Once on the ride, I settled in with the family for what I knew would be an intense experience. I quickly realized, though, that I didn’t prepare for just how intense it actually was. The vehicle we were in physically lifted us out of an enclosed space. As we vertically ascended, we entered a room that seemed to be the size of an airplane hangar. A massive screen encircled us, immersing us in the 3D animation of Krustyland. I spent a brief second feeling slightly intimidated and awestruck by the enormity of the room; however, I was quickly jolted out of that surrealism… literally. The hydraulic system of the vehicle kicked to simulate the feeling of a rollercoaster’s initial start. I gripped the lap bar to steady myself, but it had only just begun.
Our family’s car appeared to be “attached” to the Simpson’s vehicle, so we were along for the ride as Sideshow Bob repeatedly attempted to end their lives through a series of theme park mishaps. I began to feel nauseous after being dropped, spun, and flung through many different scenarios on the screen. Closing my eyes brought little relief, though, for it made me more aware of the pain in my back every time I was thrown against the plastic seat of my cart. After over four minutes of torment, our vehicle finally descended back into its original space, and I hobbled out of the building feeling rather disoriented.

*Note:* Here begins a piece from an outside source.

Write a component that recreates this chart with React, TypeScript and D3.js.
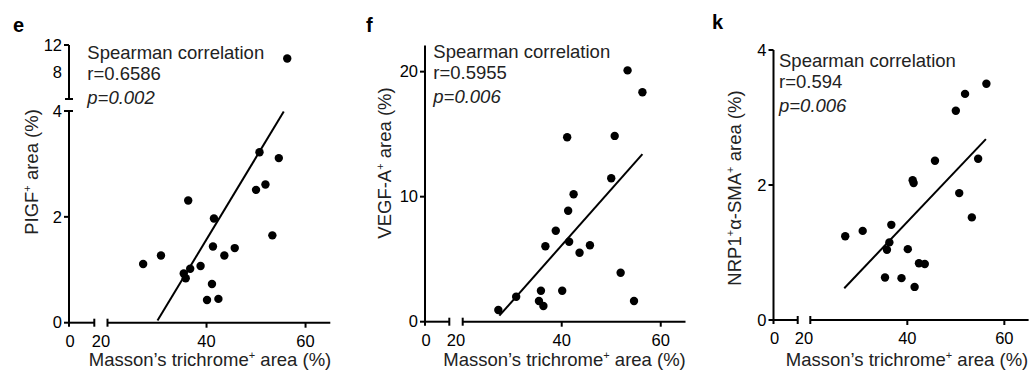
import React from 'react';
import * as d3 from 'd3';

const masson = [27.2, 30.8, 35.4, 35.8, 36.3, 36.7, 38.8, 40.1, 41.1, 41.3, 41.5, 42.4, 43.6, 45.7, 50.0, 50.7, 51.9, 53.3, 54.6, 56.3];
const pigf = [1.11, 1.27, 0.93, 0.84, 2.31, 1.02, 1.07, 0.43, 0.73, 1.44, 1.97, 0.45, 1.27, 1.41, 2.51, 3.22, 2.61, 1.65, 3.11, 10.0];
const vegfa = [0.94, 2.0, 1.66, 2.48, 1.26, 6.03, 7.28, 2.48, 14.75, 8.88, 6.4, 10.2, 5.52, 6.11, 11.47, 14.86, 3.92, 20.1, 1.66, 18.35];
const nrp1 = [1.24, 1.32, 0.63, 1.04, 1.15, 1.41, 0.62, 1.05, 2.07, 2.03, 0.49, 0.84, 0.83, 2.36, 3.10, 1.88, 3.35, 1.52, 2.39, 3.50];

// fitted line endpoints [x0, y0, x1, y1] in data units
const pigfFit = [30.1, 0.04, 55.6, 3.99];
const vegfaFit = [27.4, 0.48, 56.3, 13.4];
const nrp1Fit = [27.0, 0.47, 56.2, 2.68];

const xTicksRight = [40, 60];
const pigfTicksLower = [0, 2, 4];
const pigfTicksUpper = [8, 12];
const vegfaTicks = [0, 10, 20];
const nrp1Ticks = [0, 2, 4];

const stats = [
  { r: 'r=0.6586', p: 'p=0.002' },
  { r: 'r=0.5955', p: 'p=0.006' },
  { r: 'r=0.594', p: 'p=0.006' },
];

// title pieces: [text, isSuperscript]
const xTitle: [string, boolean][] = [['Masson’s trichrome', false], ['+', true], [' area (%)', false]];
const pigfTitle: [string, boolean][] = [['PIGF', false], ['+', true], [' area (%)', false]];
const vegfaTitle: [string, boolean][] = [['VEGF-A', false], ['+', true], [' area (%)', false]];
const nrp1Title: [string, boolean][] = [['NRP1', false], ['+', true], ['α-SMA', false], ['+', true], [' area (%)', false]];

const FONT = "'Liberation Sans', Arial, Helvetica, sans-serif";
const TICK_FS = 16.5;
const TEXT_FS = 18.5;

function RichText({ parts }: { parts: [string, boolean][] }) {
  let prevSup = false;
  return (
    <>
      {parts.map(([t, sup], i) => {
        let dy = 0;
        if (sup && !prevSup) dy = -7;
        if (!sup && prevSup) dy = 7;
        prevSup = sup;
        return (
          <tspan key={i} dy={dy || undefined} fontSize={sup ? 11 : undefined}>{t}</tspan>
        );
      })}
    </>
  );
}

type PanelProps = {
  letter: string;
  letterPos: [number, number];
  ax: number;
  ay: number;
  leftEnd: number;
  rightStart: number;
  rightEnd: number;
  ys: number[];
  fit: number[];
  yLower: d3.ScaleLinear<number, number>;
  yUpper?: d3.ScaleLinear<number, number>;
  lowerMax: number;
  lowerTicks: number[];
  upperTicks?: number[];
  yTitle: [string, boolean][];
  yTitlePos: [number, number];
  xTitleX: number;
  stat: { r: string; p: string };
  statPos: [number, number];
};

function Panel(props: PanelProps) {
  const {
    letter, letterPos, ax, ay, leftEnd, rightStart, rightEnd, ys, fit, yLower, yUpper,
    lowerMax, lowerTicks, upperTicks, yTitle, yTitlePos, xTitleX, stat, statPos,
  } = props;
  const xR = d3.scaleLinear().domain([20, 65]).range([rightStart, rightEnd]);
  const yPos = (v: number) => (yUpper && v > lowerMax ? yUpper(v) : yLower(v));
  const sw = 2;
  const lowerTop = yLower(yLower.domain()[1]);
  return (
    <g>
      <text x={letterPos[0]} y={letterPos[1]} fontSize={20} fontWeight="bold" fontFamily={FONT}>{letter}</text>
      <line x1={ax} x2={ax} y1={ay + 4} y2={lowerTop} stroke="#000" strokeWidth={sw} />
      {lowerTicks.map((t) => (
        <g key={'yl' + t}>
          <line x1={ax - 5} x2={ax} y1={yLower(t)} y2={yLower(t)} stroke="#000" strokeWidth={sw} />
          <text x={ax - 7} y={yLower(t)} dy="0.35em" textAnchor="end" fontSize={TICK_FS} fontFamily={FONT}>{t}</text>
        </g>
      ))}
      {yUpper && (
        <g>
          <line x1={ax - 4} x2={ax + 4} y1={lowerTop} y2={lowerTop} stroke="#000" strokeWidth={sw} />
          <line x1={ax} x2={ax} y1={yUpper(yUpper.domain()[0])} y2={yUpper(yUpper.domain()[1])} stroke="#000" strokeWidth={sw} />
          <line x1={ax - 4} x2={ax + 4} y1={yUpper(yUpper.domain()[0])} y2={yUpper(yUpper.domain()[0])} stroke="#000" strokeWidth={sw} />
          {upperTicks!.map((t) => (
            <g key={'yu' + t}>
              {t === yUpper.domain()[1] && (
                <line x1={ax - 5} x2={ax} y1={yUpper(t)} y2={yUpper(t)} stroke="#000" strokeWidth={sw} />
              )}
              <text x={ax - 7} y={yUpper(t)} dy="0.35em" textAnchor="end" fontSize={TICK_FS} fontFamily={FONT}>{t}</text>
            </g>
          ))}
        </g>
      )}
      <line x1={ax} x2={leftEnd} y1={ay} y2={ay} stroke="#000" strokeWidth={sw} />
      <line x1={leftEnd} x2={leftEnd} y1={ay - 4} y2={ay + 4} stroke="#000" strokeWidth={sw} />
      <text x={ax + 1} y={ay + 24} textAnchor="middle" fontSize={TICK_FS} fontFamily={FONT}>0</text>
      <text x={(leftEnd + rightStart) / 2} y={ay + 24} textAnchor="middle" fontSize={TICK_FS} fontFamily={FONT}>20</text>
      <line x1={rightStart} x2={rightEnd} y1={ay} y2={ay} stroke="#000" strokeWidth={sw} />
      <line x1={rightStart} x2={rightStart} y1={ay - 4} y2={ay + 4} stroke="#000" strokeWidth={sw} />
      {xTicksRight.map((t) => (
        <g key={'x' + t}>
          <line x1={xR(t)} x2={xR(t)} y1={ay} y2={ay + 5} stroke="#000" strokeWidth={sw} />
          <text x={xR(t)} y={ay + 24} textAnchor="middle" fontSize={TICK_FS} fontFamily={FONT}>{t}</text>
        </g>
      ))}
      <text x={xTitleX} y={366} textAnchor="middle" fontSize={TEXT_FS} fontFamily={FONT} fill="#222">
        <RichText parts={xTitle} />
      </text>
      <text
        transform={`translate(${yTitlePos[0]},${yTitlePos[1]}) rotate(-90)`}
        textAnchor="middle" y={6} fontSize={TEXT_FS} fontFamily={FONT} fill="#222"
      >
        <RichText parts={yTitle} />
      </text>
      <line x1={xR(fit[0])} y1={yLower(fit[1])} x2={xR(fit[2])} y2={yLower(fit[3])} stroke="#000" strokeWidth={2} />
      {masson.map((m, i) => (
        <circle key={i} cx={xR(m)} cy={yPos(ys[i])} r={4.2} fill="#000" />
      ))}
      <text x={statPos[0]} y={statPos[1]} fontSize={TEXT_FS} fontFamily={FONT} fill="#222">Spearman correlation</text>
      <text x={statPos[0]} y={statPos[1] + 21} fontSize={TEXT_FS} fontFamily={FONT} fill="#222">{stat.r}</text>
      <text x={statPos[0]} y={statPos[1] + 45} fontSize={TEXT_FS} fontFamily={FONT} fontStyle="italic" fill="#222">{stat.p}</text>
    </g>
  );
}

export default function App() {
  const eLower = d3.scaleLinear().domain([0, 4]).range([322.7, 111]);
  const eUpper = d3.scaleLinear().domain([4, 12]).range([99, 45]);
  const fY = d3.scaleLinear().domain([0, 22.1]).range([321.7, 45.4]);
  const kY = d3.scaleLinear().domain([0, 4]).range([320, 50]);
  return (
    <svg width={1029} height={371} style={{ position: 'absolute', left: 0, top: 0, background: '#fff' }}>
      <rect width={1029} height={371} fill="#fff" />
      <Panel
        letter="e" letterPos={[13, 32]} ax={69} ay={322.7} leftEnd={94.3} rightStart={107.5} rightEnd={330.3}
        ys={pigf} fit={pigfFit} yLower={eLower} yUpper={eUpper} lowerMax={4}
        lowerTicks={pigfTicksLower} upperTicks={pigfTicksUpper}
        yTitle={pigfTitle} yTitlePos={[31.7, 172]} xTitleX={210}
        stat={stats[0]} statPos={[87.3, 59.3]}
      />
      <Panel
        letter="f" letterPos={[366, 32]} ax={425} ay={321.7} leftEnd={449.3} rightStart={462.7} rightEnd={685.5}
        ys={vegfa} fit={vegfaFit} yLower={fY} lowerMax={100}
        lowerTicks={vegfaTicks}
        yTitle={vegfaTitle} yTitlePos={[385, 163]} xTitleX={564.5}
        stat={stats[1]} statPos={[433.3, 58.3]}
      />
      <Panel
        letter="k" letterPos={[712, 29]} ax={773.5} ay={320} leftEnd={797.7} rightStart={810.3} rightEnd={1028.6}
        ys={nrp1} fit={nrp1Fit} yLower={kY} lowerMax={100}
        lowerTicks={nrp1Ticks}
        yTitle={nrp1Title} yTitlePos={[735, 188]} xTitleX={907}
        stat={stats[2]} statPos={[779, 67.3]}
      />
    </svg>
  );
}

In general, I do not enjoy simulated rides. I can appreciate them, but I do tend to experience motion sickness. The Simpsons Ride was on a level entirely on its own though. Combined with an incredibly rough physical element supplied by the cart’s hydraulics, the attraction nearly put me over the edge. The comedy was entertaining. The nostalgia of my childhood was endearing, but the nature of the actual attraction was not enjoyable for me.
Would I repeat this ride in the future? The answer is only if necessary for the benefit of someone else. Otherwise, you can find me waving pleasantly to Krusty and his land of suffering as I walk on by.